The music shuffles things along but there's not a single classic song. As We Go Along is an introspective number accompanied by scenes of the boys walking though snow-convered mountains and flower-filled fields, and to me is reminiscent of those old Sesame Street song sequences about nature or lonliness.

As the film winds down the boys engage in a manic chase through the film's sets and end up right back where they started, in the water. And as the film ends we realize the water was not a river or ocean, but a tank in which they were trapped.

Questions and Comments:

Teri Garr, Victor Mature ('60s B-movie actor), Annette Funicello, and Frank Zappa all make appearances. The latter gets the best lines. After Davy's performance of the vaudeville-esque number Daddy's Song (with choreography by Toni Basil!), Zappa tells him: "That song was pretty white, man." He goes on to say that Davy obviously spends more time on his dancing than his music, and should probably reverse that.

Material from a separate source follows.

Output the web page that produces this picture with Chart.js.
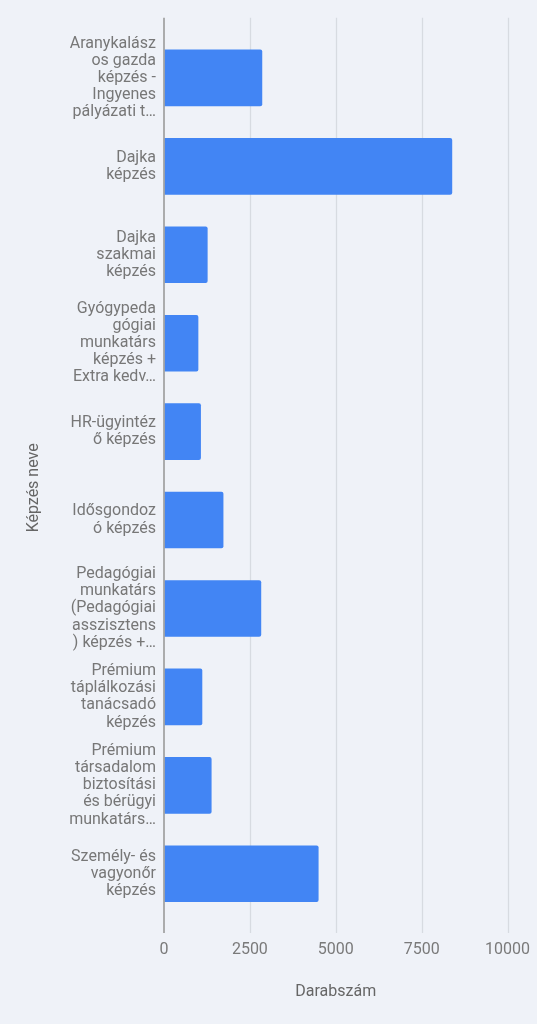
<!DOCTYPE html>
<html>
<head>
<meta charset="utf-8">
<script src="https://cdn.jsdelivr.net/npm/chart.js@4"></script>
<style>
    html, body { margin: 0; padding: 0; background: #eff2f8; }
    #wrap { width: 537px; height: 1024px; }
</style>
</head>
<body>
<div id="wrap"><canvas id="kepzesChart" width="537" height="1024"></canvas></div>
<script>
// chart data
const kepzesLabels = [
    ["Aranykalász", "os gazda", "képzés -", "Ingyenes", "pályázati t…"],
    ["Dajka", "képzés"],
    ["Dajka", "szakmai", "képzés"],
    ["Gyógypeda", "gógiai", "munkatárs", "képzés +", "Extra kedv…"],
    ["HR-ügyintéz", "ő képzés"],
    ["Idősgondoz", "ó képzés"],
    ["Pedagógiai", "munkatárs", "(Pedagógiai", "asszisztens", ") képzés +…"],
    ["Prémium", "táplálkozási", "tanácsadó", "képzés"],
    ["Prémium", "társadalom", "biztosítási", "és bérügyi", "munkatárs…"],
    ["Személy- és", "vagyonőr", "képzés"]
];
const darabszam = [2860, 8390, 1270, 1000, 1075, 1730, 2830, 1115, 1385, 4500];
const xTicks = [0, 2500, 5000, 7500, 10000];
const xTitle = "Darabszám";
const yTitle = "Képzés neve";

const bgColor = "#eff2f8";
const gridColor = "#d7dbe1";
const axisColor = "#9a9a9a";

// background, grid lines running past the bars, axis line and the y title
const gridPlugin = {
    id: "gridPlugin",
    beforeDraw(chart) {
        const ctx = chart.ctx;
        ctx.save();
        ctx.fillStyle = bgColor;
        ctx.fillRect(0, 0, chart.width, chart.height);
        ctx.restore();
    },
    beforeDatasetsDraw(chart) {
        const ctx = chart.ctx;
        const area = chart.chartArea;
        const xScale = chart.scales.x;
        ctx.save();
        ctx.strokeStyle = gridColor;
        ctx.lineWidth = 1.3;
        xTicks.forEach(v => {
            if (v === 0) return;
            const px = Math.round(xScale.getPixelForValue(v)) + 0.5;
            ctx.beginPath();
            ctx.moveTo(px, area.top - 16);
            ctx.lineTo(px, area.bottom + 15);
            ctx.stroke();
        });
        ctx.restore();
    },
    afterDatasetsDraw(chart) {
        const ctx = chart.ctx;
        const area = chart.chartArea;
        const px = chart.scales.x.getPixelForValue(0);
        ctx.save();
        ctx.strokeStyle = axisColor;
        ctx.lineWidth = 1.6;
        ctx.beginPath();
        ctx.moveTo(px, area.top - 16);
        ctx.lineTo(px, area.bottom + 15);
        ctx.stroke();

        // y axis title, centred on the plot plus the tick label row
        ctx.translate(33.5, (area.top - 16 + area.bottom + 40) / 2);
        ctx.rotate(-Math.PI / 2);
        ctx.fillStyle = "#666";
        ctx.font = "16px Roboto";
        ctx.textAlign = "center";
        ctx.textBaseline = "middle";
        ctx.fillText(yTitle, 0, 0);
        ctx.restore();
    }
};

const ctxKepzes = document.getElementById("kepzesChart").getContext("2d");
new Chart(ctxKepzes, {
    type: "bar",
    data: {
        labels: kepzesLabels,
        datasets: [{
            label: xTitle,
            data: darabszam,
            backgroundColor: "#4285f4",
            borderRadius: 2,
            borderSkipped: "start",
            barPercentage: 0.64,
            categoryPercentage: 1
        }]
    },
    options: {
        indexAxis: "y",
        responsive: false,
        animation: false,
        layout: {
            padding: { top: 33, bottom: 8, left: 20, right: 27 }
        },
        plugins: {
            legend: { display: false },
            tooltip: { enabled: false }
        },
        scales: {
            x: {
                min: 0,
                max: 10000,
                afterBuildTicks: scale => {
                    scale.ticks = xTicks.map(v => ({ value: v }));
                },
                afterFit: scale => { scale.height = 98; },
                grid: {
                    color: "rgba(0,0,0,0)",
                    drawTicks: true,
                    tickLength: 15
                },
                border: { display: false },
                ticks: {
                    padding: 7,
                    color: "#7a7a7a",
                    font: { family: "Roboto", size: 16 },
                    maxRotation: 0,
                    callback: value => String(value)
                },
                title: {
                    display: true,
                    text: xTitle,
                    color: "#666",
                    font: { family: "Roboto", size: 16 },
                    padding: { top: 0, bottom: 14 }
                }
            },
            y: {
                afterFit: scale => { scale.width = 144; },
                grid: { display: false, drawTicks: false },
                border: { display: false },
                ticks: {
                    padding: 8,
                    color: "#777",
                    font: { family: "Roboto", size: 16, lineHeight: 1.07 },
                    autoSkip: false
                },
                title: { display: false }
            }
        }
    },
    plugins: [gridPlugin]
});
</script>
</body>
</html>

My senior year of college a friend and I wrote and directed our own short film. It was called Put On Your Dancing Pants. Not long before we started production, we watched Head, and little did we know how much influence it would have. The movie we made incorporated several elements of Head, including a dream sequence, flashing words on the screen, interviews, and a general sense of surrealism.

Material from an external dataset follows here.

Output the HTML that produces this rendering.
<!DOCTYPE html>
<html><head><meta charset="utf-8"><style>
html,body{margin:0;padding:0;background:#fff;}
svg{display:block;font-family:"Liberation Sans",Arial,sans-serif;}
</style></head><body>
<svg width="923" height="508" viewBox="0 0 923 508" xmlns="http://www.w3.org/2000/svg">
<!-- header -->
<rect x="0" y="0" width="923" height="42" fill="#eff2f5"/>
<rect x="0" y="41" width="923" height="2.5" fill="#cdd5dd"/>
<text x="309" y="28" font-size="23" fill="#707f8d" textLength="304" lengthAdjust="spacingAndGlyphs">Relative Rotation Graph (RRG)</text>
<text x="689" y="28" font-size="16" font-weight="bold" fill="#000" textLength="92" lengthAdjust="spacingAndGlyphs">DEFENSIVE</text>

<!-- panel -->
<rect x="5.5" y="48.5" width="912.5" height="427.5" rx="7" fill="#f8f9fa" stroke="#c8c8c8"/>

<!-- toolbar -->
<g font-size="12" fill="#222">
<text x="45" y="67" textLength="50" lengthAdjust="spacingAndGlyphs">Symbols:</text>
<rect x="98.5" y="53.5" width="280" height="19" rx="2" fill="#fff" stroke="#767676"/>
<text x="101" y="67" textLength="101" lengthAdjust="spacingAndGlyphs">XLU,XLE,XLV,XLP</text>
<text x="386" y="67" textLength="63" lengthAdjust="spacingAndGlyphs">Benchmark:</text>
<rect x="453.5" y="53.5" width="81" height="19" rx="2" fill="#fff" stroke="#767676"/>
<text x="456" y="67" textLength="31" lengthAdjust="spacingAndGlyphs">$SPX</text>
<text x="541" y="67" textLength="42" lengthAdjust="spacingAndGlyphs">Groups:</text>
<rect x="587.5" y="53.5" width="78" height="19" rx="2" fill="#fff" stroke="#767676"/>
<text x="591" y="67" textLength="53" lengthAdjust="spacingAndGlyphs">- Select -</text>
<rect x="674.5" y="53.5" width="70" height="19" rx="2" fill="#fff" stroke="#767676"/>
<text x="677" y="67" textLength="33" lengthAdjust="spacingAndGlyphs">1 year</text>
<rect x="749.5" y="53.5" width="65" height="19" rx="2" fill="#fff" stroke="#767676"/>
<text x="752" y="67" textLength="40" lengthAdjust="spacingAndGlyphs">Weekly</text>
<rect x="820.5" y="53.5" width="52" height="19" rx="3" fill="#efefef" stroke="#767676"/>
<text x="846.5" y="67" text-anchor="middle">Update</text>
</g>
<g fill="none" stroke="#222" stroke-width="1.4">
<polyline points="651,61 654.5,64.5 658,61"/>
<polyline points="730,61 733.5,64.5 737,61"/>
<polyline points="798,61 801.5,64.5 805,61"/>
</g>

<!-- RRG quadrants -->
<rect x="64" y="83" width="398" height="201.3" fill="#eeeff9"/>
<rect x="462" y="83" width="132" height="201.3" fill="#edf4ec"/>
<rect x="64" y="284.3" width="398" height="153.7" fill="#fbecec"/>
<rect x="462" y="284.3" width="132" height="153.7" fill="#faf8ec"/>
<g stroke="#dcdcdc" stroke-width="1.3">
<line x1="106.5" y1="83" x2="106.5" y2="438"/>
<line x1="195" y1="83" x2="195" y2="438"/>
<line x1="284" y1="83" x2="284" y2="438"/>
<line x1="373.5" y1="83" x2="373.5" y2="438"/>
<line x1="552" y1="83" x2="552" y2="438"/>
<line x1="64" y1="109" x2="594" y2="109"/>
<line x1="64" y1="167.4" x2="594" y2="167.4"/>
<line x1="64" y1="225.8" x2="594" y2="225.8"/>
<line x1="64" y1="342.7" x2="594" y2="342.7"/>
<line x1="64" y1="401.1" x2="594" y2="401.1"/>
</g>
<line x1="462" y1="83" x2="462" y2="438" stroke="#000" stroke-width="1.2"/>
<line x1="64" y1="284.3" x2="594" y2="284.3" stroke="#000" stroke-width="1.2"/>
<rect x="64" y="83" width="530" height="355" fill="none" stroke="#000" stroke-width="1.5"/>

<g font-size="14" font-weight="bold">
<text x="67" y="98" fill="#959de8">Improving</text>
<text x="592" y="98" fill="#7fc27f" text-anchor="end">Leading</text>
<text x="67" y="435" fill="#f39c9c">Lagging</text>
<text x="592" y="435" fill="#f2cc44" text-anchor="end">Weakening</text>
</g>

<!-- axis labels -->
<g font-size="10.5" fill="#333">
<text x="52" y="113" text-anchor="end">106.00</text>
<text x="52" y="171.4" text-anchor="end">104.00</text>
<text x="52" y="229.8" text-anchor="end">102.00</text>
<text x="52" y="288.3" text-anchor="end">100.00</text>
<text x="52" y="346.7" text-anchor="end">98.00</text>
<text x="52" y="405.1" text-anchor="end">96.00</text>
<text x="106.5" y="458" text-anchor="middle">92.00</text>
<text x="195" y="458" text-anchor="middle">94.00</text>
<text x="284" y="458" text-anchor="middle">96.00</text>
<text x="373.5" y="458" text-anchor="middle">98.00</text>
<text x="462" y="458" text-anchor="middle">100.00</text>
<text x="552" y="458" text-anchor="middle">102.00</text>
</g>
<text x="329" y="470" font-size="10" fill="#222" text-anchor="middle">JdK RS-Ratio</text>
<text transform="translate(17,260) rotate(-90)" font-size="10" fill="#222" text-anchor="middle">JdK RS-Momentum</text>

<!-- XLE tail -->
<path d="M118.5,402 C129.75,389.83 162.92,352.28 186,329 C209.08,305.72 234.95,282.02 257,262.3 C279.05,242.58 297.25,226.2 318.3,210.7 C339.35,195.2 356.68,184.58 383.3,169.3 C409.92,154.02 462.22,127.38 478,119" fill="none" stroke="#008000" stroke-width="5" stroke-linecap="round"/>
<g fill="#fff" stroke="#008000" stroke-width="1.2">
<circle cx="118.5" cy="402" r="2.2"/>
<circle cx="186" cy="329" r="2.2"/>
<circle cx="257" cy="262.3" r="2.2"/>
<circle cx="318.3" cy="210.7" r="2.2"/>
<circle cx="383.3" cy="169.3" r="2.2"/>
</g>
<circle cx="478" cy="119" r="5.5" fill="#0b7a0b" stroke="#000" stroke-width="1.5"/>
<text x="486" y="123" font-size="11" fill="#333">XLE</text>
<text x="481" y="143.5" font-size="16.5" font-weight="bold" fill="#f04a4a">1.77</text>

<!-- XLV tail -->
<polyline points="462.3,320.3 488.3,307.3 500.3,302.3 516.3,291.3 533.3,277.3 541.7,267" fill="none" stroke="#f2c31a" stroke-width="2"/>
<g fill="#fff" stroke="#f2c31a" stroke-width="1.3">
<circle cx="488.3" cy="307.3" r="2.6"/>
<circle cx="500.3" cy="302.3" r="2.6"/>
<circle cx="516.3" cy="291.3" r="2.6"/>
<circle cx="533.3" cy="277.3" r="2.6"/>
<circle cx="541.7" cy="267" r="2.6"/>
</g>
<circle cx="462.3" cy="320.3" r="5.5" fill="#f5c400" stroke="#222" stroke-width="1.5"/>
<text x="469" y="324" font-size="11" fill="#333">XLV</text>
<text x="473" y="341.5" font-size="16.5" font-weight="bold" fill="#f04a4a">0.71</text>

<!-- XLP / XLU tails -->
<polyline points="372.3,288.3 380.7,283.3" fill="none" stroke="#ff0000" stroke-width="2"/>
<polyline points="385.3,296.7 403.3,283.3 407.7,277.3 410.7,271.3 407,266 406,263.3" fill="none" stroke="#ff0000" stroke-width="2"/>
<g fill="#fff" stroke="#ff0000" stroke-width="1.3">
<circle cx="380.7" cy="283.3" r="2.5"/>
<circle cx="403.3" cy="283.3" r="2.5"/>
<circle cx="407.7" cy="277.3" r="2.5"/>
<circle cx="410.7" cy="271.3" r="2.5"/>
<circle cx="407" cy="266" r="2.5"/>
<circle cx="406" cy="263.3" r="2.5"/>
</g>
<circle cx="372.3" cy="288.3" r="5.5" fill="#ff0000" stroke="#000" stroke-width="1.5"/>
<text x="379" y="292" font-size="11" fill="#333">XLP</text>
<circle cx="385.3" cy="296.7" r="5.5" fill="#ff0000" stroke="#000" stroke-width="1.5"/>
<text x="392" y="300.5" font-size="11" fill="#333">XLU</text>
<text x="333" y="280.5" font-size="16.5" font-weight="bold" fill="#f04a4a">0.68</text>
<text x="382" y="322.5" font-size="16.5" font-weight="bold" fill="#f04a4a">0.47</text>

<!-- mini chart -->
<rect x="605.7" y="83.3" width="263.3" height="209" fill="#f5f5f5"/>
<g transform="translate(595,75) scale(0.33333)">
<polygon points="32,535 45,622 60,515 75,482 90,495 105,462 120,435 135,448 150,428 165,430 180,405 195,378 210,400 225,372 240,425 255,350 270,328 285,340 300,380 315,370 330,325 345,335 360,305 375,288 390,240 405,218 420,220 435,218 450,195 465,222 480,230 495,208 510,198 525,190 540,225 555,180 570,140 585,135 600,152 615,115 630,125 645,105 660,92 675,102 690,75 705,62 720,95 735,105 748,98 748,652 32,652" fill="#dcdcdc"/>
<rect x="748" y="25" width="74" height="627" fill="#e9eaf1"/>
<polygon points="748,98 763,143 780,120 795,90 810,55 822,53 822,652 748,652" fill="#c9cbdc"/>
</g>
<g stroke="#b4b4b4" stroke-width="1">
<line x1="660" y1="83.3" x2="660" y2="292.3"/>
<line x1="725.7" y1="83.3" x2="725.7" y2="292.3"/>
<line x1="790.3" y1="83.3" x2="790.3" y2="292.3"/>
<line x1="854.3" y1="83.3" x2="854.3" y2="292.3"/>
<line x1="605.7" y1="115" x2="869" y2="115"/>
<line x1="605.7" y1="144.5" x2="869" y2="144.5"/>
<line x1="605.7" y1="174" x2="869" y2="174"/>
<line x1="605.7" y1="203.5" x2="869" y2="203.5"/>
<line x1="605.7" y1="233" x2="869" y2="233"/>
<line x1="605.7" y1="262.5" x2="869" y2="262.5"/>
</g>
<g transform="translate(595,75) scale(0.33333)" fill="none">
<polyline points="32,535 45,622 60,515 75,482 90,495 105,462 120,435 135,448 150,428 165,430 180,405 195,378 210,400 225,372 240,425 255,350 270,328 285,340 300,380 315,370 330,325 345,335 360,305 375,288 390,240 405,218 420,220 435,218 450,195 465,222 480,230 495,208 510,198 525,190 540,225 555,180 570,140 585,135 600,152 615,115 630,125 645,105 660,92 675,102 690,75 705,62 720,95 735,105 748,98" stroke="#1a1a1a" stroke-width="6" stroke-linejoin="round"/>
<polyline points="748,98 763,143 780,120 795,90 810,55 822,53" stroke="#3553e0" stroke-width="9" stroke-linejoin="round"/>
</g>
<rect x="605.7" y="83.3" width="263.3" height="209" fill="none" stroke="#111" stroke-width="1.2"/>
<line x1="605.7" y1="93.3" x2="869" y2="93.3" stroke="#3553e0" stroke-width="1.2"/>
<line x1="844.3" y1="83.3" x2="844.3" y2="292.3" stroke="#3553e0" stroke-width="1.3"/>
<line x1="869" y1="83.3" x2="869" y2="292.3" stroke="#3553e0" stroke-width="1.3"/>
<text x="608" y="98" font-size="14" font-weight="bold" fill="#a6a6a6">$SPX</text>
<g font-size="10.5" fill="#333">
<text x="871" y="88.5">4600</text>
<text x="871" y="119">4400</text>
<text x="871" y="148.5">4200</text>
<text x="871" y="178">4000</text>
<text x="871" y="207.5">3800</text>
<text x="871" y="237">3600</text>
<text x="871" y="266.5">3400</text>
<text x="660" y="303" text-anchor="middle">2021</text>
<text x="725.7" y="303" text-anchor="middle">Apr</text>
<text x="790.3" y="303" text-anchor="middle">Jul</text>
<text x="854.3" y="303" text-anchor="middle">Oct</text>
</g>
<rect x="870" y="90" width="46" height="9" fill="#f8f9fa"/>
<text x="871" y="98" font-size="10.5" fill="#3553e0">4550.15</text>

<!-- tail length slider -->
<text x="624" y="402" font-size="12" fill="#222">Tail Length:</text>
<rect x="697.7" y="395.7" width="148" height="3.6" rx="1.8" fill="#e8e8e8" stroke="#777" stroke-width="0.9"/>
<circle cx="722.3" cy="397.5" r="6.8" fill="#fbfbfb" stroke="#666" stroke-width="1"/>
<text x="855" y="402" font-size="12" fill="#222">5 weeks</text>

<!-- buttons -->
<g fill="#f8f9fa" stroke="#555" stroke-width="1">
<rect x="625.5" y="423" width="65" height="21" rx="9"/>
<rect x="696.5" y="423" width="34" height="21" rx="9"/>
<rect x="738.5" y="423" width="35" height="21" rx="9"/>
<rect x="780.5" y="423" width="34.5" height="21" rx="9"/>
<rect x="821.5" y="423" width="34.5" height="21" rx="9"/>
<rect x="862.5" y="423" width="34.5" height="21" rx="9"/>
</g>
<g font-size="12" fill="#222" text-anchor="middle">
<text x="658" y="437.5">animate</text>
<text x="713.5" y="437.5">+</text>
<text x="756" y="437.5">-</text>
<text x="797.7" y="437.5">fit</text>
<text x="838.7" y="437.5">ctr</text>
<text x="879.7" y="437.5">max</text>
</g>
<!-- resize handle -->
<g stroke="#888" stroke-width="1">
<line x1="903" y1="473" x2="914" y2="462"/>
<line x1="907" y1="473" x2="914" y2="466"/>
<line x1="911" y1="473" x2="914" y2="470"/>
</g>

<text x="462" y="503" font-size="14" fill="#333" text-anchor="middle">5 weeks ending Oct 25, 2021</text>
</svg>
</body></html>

The dialogue is rather sparse, but what is said is usually funny or quotably weird, such as "Nobody ever lends money to a man with a sense of humor" and "I believe he's in the john, I mean, comfort room."

In Conclusion:

There were really two possible outcomes regarding the release of this film. The first possibility was that Monkees' fans, critics, and haters all embraced the film for its artistic merit and self-awareness and the Monkess thus lost their square image. The second possibility, the one that actually happened, was that the band was effectively killed. They limped on for another year without Peter Tork and then called it quits.

That's a shame really. Overall, this movie manages to be wonderfully weird without crossing the line to offputtingly weird, and it does so admirably. You'd never see a major label recording act make a movie this cool and out-there today. Never.

2 comments:

Anonymous said...

Davy Jones not "musically inclined"??? How DARE you!

Indeed, he had pre-Monk fame as the Artful Dodger in the musical Oliver (both London & NY). He even ironically performed on the same Ed Sullivan that featured the Beatles in their first appearance.

Paul V. Allen said...

That wasn't the best choice of words on my part. I should edit it to say: "Did not play an instrument or write songs."